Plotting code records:
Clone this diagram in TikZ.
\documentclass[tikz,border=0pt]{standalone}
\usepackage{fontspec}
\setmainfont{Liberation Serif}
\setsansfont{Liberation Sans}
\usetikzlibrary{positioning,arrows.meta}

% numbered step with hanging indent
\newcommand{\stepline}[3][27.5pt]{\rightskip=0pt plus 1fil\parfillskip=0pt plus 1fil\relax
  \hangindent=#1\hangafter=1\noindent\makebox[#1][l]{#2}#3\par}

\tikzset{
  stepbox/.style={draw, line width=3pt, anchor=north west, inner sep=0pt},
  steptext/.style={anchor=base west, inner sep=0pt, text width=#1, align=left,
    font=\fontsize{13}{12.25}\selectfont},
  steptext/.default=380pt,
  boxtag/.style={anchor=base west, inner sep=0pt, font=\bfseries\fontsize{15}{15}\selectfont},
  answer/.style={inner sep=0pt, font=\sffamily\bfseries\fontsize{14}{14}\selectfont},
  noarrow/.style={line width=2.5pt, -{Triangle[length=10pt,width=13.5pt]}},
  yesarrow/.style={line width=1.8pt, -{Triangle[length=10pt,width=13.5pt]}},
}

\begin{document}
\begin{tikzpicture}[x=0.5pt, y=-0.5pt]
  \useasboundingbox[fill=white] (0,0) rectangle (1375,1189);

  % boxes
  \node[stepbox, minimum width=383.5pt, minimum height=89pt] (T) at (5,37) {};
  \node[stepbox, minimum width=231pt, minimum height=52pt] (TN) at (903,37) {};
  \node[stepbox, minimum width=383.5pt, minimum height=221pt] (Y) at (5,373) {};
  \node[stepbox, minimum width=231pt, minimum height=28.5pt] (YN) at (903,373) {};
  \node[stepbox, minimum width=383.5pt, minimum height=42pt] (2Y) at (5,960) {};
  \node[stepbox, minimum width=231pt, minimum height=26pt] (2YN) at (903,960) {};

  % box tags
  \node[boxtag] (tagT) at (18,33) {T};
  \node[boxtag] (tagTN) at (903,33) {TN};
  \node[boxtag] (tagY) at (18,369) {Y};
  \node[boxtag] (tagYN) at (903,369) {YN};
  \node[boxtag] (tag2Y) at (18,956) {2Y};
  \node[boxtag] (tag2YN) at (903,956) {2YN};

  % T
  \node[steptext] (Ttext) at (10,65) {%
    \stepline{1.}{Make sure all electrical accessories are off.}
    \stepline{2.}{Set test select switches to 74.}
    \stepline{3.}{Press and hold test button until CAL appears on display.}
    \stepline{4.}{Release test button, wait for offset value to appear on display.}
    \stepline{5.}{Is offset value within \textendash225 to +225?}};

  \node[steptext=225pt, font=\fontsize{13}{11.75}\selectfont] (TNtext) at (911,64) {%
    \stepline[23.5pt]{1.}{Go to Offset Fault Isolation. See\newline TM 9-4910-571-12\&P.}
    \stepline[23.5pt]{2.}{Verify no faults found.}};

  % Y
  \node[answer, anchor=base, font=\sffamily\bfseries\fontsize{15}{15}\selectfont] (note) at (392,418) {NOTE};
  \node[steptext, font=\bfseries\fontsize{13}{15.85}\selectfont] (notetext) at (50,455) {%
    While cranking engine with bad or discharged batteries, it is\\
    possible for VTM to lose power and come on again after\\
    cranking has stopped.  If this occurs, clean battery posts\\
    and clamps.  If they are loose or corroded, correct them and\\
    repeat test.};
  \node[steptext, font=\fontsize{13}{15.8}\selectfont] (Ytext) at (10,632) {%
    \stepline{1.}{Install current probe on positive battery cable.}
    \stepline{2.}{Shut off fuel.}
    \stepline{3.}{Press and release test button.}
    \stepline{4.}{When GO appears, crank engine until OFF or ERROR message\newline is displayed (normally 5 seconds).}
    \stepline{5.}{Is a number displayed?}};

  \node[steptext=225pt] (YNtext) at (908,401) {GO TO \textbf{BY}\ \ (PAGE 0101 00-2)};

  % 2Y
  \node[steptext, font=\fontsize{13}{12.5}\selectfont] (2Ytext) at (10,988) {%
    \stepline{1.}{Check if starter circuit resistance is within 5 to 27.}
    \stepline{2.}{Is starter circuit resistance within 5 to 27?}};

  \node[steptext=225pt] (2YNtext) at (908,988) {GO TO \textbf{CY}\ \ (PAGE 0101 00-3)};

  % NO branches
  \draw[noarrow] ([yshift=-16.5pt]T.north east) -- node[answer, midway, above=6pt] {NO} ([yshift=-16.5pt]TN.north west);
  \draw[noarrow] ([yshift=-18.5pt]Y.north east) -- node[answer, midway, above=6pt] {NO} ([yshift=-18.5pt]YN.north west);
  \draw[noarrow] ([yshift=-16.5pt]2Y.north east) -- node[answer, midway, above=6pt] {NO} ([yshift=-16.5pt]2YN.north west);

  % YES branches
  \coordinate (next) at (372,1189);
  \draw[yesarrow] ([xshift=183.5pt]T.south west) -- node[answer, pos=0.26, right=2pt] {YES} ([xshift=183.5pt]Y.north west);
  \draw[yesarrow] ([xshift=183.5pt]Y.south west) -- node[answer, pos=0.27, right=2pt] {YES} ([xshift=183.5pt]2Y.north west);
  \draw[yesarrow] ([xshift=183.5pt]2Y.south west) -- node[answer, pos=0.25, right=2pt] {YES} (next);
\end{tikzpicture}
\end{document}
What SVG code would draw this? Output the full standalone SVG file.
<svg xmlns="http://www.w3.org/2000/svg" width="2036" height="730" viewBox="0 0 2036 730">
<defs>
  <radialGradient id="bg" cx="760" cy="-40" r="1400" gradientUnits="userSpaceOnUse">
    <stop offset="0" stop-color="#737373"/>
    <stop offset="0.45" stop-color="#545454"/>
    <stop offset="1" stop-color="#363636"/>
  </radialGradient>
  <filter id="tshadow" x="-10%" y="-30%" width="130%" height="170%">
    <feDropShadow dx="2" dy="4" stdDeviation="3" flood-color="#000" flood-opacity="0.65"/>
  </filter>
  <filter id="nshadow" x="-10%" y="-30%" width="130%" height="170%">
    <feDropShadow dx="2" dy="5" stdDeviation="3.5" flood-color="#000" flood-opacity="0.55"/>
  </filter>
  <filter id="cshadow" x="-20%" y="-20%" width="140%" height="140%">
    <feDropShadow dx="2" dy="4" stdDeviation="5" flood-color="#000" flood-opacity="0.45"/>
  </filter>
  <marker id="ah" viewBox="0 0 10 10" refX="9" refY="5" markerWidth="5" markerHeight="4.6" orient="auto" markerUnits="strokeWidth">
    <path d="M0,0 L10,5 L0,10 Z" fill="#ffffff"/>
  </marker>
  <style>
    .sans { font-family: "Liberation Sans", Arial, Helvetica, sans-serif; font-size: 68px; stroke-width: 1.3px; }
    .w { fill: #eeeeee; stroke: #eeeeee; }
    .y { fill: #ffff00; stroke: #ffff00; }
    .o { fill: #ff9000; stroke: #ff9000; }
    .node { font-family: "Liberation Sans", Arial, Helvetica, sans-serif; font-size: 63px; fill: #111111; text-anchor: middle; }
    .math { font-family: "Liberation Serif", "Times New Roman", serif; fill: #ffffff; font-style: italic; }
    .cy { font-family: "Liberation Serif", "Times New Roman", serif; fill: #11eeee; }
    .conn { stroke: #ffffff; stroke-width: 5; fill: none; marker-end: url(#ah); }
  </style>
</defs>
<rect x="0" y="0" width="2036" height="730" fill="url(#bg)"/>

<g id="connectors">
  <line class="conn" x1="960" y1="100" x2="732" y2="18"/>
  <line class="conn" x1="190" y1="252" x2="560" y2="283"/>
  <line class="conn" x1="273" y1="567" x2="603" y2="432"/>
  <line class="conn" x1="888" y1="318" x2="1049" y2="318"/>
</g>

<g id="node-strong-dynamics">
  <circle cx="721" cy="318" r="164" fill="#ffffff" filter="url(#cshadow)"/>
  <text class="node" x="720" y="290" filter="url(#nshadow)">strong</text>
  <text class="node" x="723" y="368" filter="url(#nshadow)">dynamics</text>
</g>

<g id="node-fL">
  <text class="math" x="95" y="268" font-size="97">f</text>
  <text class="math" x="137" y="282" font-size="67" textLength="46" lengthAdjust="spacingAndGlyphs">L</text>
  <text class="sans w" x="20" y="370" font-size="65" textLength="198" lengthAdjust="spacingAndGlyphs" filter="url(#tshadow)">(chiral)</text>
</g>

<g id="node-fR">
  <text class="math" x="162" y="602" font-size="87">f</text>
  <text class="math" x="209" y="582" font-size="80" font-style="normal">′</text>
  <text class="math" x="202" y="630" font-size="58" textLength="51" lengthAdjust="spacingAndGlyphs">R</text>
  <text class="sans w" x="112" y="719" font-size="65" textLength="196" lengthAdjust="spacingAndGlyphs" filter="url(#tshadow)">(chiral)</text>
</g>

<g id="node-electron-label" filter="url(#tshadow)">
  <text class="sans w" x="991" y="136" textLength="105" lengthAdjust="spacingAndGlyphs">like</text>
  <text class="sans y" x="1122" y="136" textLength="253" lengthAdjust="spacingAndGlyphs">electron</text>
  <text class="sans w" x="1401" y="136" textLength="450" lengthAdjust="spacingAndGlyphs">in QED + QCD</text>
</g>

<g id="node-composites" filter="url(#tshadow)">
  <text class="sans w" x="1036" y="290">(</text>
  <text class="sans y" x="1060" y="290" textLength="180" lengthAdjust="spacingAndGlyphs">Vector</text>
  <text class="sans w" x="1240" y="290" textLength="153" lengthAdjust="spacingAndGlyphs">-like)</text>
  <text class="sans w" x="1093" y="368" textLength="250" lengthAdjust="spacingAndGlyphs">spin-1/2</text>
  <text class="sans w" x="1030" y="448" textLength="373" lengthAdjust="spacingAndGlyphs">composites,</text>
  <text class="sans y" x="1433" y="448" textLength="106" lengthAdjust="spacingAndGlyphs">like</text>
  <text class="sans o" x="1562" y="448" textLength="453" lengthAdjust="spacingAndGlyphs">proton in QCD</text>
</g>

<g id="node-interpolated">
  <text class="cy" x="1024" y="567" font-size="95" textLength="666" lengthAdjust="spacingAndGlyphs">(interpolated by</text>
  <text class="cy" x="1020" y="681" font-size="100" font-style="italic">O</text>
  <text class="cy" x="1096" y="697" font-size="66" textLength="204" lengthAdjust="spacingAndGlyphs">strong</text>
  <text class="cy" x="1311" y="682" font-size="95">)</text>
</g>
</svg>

▸ **What to do**
From the first line of the listing above to the line with "(0,0) rectangle (1375,1189);", please transcribe each line exactly, both ends included, and nothing beyond that.

▸ **Output below**
Clone this diagram in TikZ.
\documentclass[tikz,border=0pt]{standalone}
\usepackage{fontspec}
\setmainfont{Liberation Serif}
\setsansfont{Liberation Sans}
\usetikzlibrary{positioning,arrows.meta}

% numbered step with hanging indent
\newcommand{\stepline}[3][27.5pt]{\rightskip=0pt plus 1fil\parfillskip=0pt plus 1fil\relax
  \hangindent=#1\hangafter=1\noindent\makebox[#1][l]{#2}#3\par}

\tikzset{
  stepbox/.style={draw, line width=3pt, anchor=north west, inner sep=0pt},
  steptext/.style={anchor=base west, inner sep=0pt, text width=#1, align=left,
    font=\fontsize{13}{12.25}\selectfont},
  steptext/.default=380pt,
  boxtag/.style={anchor=base west, inner sep=0pt, font=\bfseries\fontsize{15}{15}\selectfont},
  answer/.style={inner sep=0pt, font=\sffamily\bfseries\fontsize{14}{14}\selectfont},
  noarrow/.style={line width=2.5pt, -{Triangle[length=10pt,width=13.5pt]}},
  yesarrow/.style={line width=1.8pt, -{Triangle[length=10pt,width=13.5pt]}},
}

\begin{document}
\begin{tikzpicture}[x=0.5pt, y=-0.5pt]
  \useasboundingbox[fill=white] (0,0) rectangle (1375,1189);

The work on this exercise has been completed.